NHK報道番組、『学術会議会員任命拒否は妥当』と解説、500の学会の反対声明は触れもせず

10月29日夜のNHK報道番組『ニュースウォッチナイン』

日本学術会議の会員候補6名を菅総理大臣閣下が理由も

明らかにせず、また名簿も見ないで任命拒否したこと、また

これに対して500もの各専門分野の学会が批判声明、抗議

声明を出していることもにも触れず、ただ国士館大学とやらの

教授(?)の菅閣下の任命拒否を支持する『解説』を垂れ流

した。

 しかもこの男の言葉でまったく聞き捨てにならないことは

次のような言葉であった。
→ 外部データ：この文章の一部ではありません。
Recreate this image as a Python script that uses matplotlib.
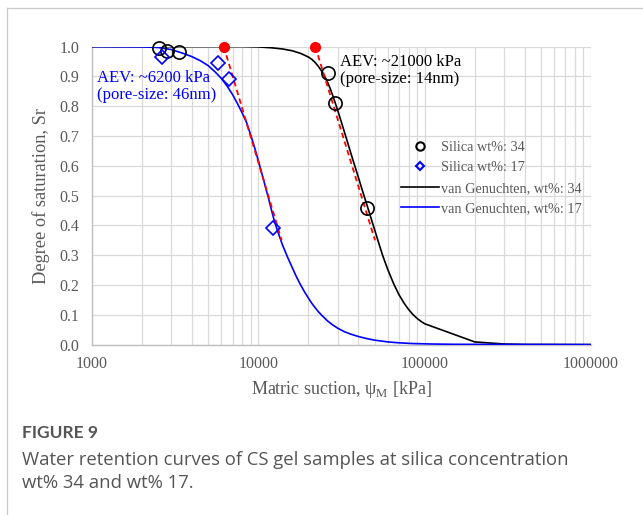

『今回の任命拒否で学問の自由が

無くなったというのはおかしい。各学者は自分の大学で研究

する自由はある』これは菅閣下の国会答弁とまったく同じ

である。驚くべきことにこの男も菅閣下と同じように『学問』

『学問をすること』を知らない学者なのだ。

 学問は一人大学の研究室にこもってやるものではない。研

究内容は学者仲間との会話、対話、討論を経て批判、賛同を

得て成熟、完成してゆくものだ。だからこそ各分野の学会、

学会分科会、学会研究会、学会シンポジウムなどがあるので

ある。その学会はまた外部に開かれていなければならない。

そのためあらゆる先進国は学会から選ばれた科学アカデミー

を持つ。日本学術会議もこの科学アカデミーに相当する。

 これらの個別学会は任意団体、社団法人などで、そのうち

日本物理学会のような巨大な学会は国の補助金も受け取る。

しかし補助金を国から受け取っても『国が人事に関与する』

とはない。日本物理学会の会員になるには会員の2名以上

の推薦があればだれでもなれる。まして理事、会長の人事

に国が関与することはできない。会長は会員の選挙。

 NHKはこれまで表向き公平を装ってきた。しかし今回

のようにあからさまに『解説』として菅閣下に寄り添う

報道となったのは驚きである。巷には『菅の狙いは学術会

議の次はNHKだ』という黒い噂が流れる。NHKはそれを

恐れてやられないうちから政権に寄り添った。菅閣下とは

恐ろしい政治家、ナチス前期のやりかたとよく似ている。

 近く総選挙があるから菅に勝たせてはならない。